■ What is expected
Both the line containing "Write the matplotlib code for this chart." and the line containing "plt.rcParams['font.family'] = ['Liberation" are part of the range to copy, along with every line between them. Copy it exactly and leave out the pictures.

■ Entries provided
....
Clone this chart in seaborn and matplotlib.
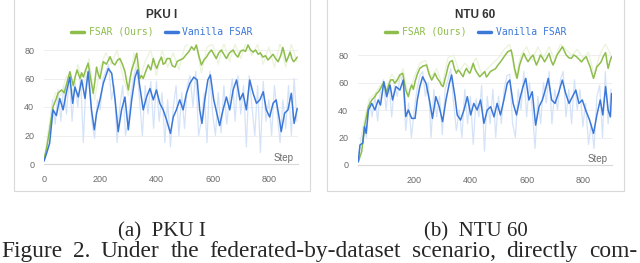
....
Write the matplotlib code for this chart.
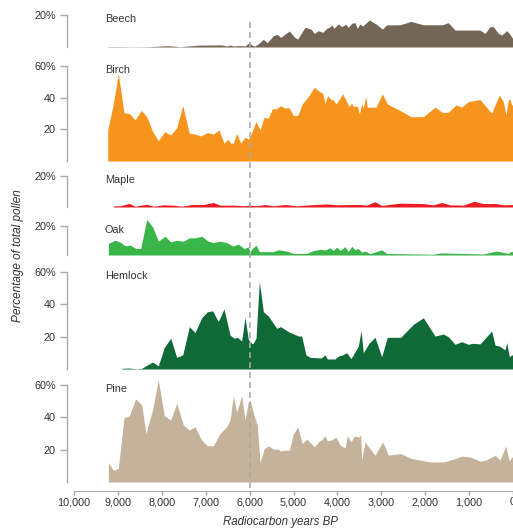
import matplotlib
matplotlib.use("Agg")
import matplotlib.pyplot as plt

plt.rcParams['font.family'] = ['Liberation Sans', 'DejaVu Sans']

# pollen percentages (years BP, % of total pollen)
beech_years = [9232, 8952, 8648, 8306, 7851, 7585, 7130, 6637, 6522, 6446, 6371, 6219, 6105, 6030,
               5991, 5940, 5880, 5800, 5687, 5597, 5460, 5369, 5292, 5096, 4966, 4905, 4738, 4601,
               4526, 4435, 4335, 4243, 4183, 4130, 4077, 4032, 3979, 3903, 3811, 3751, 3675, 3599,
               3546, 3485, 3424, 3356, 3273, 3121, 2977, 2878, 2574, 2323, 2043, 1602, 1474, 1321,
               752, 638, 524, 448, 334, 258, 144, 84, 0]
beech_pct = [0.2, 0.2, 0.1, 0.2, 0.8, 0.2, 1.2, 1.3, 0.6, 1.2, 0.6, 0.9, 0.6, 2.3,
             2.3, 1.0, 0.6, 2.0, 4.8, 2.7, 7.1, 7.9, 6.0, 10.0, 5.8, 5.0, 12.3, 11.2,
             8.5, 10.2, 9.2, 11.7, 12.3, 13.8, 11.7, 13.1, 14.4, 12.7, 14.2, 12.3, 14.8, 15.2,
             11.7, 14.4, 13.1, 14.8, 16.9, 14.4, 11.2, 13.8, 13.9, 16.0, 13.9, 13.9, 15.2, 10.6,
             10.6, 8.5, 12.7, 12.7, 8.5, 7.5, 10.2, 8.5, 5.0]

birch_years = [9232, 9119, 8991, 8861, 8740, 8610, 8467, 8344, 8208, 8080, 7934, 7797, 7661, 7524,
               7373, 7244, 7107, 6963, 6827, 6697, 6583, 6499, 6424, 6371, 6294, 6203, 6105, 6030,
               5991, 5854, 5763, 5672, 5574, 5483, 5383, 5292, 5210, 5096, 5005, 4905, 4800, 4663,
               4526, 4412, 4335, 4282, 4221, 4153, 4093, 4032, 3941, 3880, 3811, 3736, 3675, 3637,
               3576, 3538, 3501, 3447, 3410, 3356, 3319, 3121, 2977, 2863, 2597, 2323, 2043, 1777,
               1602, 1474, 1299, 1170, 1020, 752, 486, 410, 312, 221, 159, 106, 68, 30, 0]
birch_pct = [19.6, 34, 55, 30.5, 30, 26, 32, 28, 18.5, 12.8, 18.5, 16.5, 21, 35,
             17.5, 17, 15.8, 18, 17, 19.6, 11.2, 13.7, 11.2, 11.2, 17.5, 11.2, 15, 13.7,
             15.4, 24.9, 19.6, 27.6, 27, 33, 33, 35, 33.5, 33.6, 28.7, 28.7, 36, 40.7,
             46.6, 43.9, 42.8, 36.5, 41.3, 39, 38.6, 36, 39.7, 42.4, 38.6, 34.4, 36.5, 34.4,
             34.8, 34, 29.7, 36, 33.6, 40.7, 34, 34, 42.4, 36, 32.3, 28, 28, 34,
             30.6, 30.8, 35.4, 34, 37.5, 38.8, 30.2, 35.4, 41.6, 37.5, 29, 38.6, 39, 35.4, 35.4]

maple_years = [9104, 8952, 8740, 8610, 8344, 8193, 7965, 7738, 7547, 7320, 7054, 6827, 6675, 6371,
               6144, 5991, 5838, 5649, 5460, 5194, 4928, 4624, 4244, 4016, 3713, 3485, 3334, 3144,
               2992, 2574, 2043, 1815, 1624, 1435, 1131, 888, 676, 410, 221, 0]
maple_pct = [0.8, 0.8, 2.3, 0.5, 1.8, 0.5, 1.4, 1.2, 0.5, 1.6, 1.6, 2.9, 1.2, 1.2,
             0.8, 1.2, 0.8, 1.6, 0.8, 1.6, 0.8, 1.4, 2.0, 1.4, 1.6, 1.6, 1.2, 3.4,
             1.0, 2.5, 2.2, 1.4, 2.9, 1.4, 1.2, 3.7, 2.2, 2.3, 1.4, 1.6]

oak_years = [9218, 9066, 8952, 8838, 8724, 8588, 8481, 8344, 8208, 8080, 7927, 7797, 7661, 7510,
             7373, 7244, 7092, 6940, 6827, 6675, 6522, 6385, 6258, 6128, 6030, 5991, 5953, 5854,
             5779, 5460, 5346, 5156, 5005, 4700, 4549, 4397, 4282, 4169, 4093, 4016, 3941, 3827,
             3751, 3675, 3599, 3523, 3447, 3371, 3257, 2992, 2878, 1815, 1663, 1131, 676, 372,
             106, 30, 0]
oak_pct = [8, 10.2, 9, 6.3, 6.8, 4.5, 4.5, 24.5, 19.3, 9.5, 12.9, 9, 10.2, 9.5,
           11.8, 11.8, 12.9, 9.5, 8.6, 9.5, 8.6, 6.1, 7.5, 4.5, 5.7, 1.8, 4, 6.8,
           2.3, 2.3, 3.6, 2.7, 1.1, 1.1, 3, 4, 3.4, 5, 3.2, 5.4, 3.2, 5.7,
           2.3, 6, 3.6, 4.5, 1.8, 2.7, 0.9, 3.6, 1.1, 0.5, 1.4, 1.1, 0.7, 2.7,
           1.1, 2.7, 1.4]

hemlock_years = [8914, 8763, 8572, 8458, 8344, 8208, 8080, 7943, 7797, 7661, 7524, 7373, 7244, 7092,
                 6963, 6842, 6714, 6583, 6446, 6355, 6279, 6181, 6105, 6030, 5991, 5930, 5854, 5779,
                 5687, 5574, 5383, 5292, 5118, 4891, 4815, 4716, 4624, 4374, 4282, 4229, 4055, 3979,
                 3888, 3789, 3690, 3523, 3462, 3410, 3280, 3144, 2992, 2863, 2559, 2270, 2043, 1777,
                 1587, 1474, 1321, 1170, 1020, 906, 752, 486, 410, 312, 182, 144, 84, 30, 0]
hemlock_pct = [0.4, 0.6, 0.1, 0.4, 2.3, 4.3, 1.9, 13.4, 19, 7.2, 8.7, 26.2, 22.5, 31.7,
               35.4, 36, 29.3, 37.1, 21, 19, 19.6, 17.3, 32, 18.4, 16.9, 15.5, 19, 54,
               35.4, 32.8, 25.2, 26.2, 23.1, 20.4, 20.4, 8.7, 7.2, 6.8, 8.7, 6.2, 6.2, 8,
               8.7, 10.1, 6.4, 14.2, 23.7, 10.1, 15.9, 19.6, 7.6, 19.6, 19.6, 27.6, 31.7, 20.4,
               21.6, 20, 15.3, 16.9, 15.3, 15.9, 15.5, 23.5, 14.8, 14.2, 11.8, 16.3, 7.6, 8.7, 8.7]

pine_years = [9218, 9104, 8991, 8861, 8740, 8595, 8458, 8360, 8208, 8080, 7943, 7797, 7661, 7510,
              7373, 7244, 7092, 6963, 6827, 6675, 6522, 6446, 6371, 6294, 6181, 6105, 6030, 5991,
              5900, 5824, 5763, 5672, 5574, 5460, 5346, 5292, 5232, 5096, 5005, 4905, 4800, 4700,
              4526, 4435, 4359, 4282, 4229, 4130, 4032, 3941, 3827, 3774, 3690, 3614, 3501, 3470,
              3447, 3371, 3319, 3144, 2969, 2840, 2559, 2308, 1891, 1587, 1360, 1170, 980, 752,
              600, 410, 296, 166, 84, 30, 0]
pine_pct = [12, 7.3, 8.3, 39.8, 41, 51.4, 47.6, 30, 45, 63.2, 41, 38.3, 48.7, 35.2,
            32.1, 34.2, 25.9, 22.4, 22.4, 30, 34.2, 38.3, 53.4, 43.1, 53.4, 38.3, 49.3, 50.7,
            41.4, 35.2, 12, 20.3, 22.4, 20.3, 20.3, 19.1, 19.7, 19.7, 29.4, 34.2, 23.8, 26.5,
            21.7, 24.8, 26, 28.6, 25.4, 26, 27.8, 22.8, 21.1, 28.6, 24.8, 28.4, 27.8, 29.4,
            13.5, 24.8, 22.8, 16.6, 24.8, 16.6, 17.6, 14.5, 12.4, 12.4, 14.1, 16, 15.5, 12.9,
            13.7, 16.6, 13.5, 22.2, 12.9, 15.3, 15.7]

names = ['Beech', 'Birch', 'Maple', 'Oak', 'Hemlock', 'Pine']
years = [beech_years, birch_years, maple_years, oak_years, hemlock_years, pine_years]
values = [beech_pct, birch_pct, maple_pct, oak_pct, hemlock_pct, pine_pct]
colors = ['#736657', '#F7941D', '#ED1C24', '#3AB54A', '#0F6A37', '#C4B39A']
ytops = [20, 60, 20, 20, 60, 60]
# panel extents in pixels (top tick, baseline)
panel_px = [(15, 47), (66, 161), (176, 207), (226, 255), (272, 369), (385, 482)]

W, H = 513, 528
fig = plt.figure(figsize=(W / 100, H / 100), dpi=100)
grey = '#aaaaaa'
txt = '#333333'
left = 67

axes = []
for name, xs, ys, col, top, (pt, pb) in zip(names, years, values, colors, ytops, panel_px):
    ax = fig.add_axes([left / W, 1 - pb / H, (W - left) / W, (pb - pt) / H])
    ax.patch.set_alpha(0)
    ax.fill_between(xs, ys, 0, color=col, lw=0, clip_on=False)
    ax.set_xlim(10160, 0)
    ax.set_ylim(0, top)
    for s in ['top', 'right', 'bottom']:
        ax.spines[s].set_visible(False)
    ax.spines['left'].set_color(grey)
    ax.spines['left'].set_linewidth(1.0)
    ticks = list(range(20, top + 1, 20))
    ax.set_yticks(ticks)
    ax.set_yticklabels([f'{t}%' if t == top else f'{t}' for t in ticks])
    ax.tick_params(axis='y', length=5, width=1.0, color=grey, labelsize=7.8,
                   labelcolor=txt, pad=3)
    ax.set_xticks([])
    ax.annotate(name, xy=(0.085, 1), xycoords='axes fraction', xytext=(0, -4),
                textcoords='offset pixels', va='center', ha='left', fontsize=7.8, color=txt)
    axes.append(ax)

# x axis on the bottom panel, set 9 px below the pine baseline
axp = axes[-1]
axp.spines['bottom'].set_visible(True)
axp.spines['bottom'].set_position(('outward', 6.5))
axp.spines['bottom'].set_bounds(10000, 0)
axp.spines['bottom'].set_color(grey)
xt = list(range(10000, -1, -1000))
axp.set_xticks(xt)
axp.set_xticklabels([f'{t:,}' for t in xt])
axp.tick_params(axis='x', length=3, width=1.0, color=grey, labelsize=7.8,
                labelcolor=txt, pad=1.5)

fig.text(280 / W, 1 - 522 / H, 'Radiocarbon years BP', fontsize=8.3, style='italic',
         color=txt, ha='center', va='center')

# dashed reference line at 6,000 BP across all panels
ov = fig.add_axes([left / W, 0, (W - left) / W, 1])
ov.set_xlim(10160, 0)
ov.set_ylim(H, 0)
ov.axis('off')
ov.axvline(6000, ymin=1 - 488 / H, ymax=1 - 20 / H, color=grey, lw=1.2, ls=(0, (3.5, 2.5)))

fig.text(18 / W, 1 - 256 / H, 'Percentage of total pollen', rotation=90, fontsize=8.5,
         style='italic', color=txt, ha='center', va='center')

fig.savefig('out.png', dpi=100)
....
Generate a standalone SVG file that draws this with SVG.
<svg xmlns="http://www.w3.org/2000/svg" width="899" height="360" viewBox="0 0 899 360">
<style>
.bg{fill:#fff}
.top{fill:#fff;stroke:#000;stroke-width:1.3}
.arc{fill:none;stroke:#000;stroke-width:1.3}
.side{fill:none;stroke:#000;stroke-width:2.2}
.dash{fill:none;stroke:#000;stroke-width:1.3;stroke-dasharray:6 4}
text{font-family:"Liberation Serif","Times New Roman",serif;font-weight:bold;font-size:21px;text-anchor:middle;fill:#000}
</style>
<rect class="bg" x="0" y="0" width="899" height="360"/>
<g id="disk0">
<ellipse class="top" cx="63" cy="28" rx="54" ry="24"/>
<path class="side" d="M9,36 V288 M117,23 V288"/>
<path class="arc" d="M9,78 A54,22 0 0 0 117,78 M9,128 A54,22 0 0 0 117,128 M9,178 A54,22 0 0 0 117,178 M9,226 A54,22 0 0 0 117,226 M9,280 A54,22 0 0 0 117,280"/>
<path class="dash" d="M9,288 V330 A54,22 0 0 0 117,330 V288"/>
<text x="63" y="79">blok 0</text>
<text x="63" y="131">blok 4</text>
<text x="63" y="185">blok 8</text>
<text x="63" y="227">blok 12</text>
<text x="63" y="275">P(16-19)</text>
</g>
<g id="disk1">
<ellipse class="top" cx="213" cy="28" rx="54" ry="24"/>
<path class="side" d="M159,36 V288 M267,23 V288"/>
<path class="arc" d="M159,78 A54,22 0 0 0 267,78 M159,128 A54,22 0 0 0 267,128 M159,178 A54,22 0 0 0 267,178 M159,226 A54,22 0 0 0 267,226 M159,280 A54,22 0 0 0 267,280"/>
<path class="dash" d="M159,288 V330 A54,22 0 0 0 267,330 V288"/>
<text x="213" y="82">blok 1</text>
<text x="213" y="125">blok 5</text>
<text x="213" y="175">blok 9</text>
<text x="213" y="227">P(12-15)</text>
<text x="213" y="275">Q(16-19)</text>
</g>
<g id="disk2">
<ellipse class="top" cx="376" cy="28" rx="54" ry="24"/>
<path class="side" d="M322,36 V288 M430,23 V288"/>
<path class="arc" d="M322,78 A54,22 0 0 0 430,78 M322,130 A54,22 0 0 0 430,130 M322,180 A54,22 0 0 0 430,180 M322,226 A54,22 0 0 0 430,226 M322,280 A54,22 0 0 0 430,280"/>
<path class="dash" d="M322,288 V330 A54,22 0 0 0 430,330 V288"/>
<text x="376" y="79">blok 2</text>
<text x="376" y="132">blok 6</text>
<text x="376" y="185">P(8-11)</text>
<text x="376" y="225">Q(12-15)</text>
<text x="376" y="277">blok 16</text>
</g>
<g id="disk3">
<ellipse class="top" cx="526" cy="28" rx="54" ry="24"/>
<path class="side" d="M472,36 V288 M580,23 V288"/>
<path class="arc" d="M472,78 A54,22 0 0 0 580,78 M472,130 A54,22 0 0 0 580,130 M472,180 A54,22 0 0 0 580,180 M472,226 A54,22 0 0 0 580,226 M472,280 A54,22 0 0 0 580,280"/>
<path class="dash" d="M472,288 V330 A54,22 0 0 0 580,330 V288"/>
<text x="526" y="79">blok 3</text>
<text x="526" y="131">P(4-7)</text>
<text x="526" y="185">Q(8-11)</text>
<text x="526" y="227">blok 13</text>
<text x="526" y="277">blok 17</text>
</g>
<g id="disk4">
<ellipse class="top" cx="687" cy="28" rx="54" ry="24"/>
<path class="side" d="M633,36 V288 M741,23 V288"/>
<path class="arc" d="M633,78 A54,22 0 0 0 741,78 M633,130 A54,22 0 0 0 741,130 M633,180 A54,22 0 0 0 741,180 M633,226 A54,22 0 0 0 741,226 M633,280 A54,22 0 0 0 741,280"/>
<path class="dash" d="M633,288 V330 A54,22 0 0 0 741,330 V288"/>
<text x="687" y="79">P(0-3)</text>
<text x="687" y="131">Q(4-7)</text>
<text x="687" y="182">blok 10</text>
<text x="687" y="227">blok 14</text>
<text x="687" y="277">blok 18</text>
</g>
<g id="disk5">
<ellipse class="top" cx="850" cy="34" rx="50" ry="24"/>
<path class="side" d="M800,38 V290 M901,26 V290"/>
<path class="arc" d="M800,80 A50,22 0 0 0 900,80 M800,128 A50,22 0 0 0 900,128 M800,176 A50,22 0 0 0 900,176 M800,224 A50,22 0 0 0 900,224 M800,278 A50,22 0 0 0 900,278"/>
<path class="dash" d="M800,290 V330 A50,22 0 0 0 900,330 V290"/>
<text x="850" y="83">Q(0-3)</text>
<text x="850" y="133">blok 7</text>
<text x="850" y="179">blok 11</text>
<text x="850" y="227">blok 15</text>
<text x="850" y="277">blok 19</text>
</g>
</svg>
....
■ Solution
Write the matplotlib code for this chart.
import matplotlib
matplotlib.use("Agg")
import matplotlib.pyplot as plt

plt.rcParams['font.family'] = ['Liberation Sans', 'DejaVu Sans']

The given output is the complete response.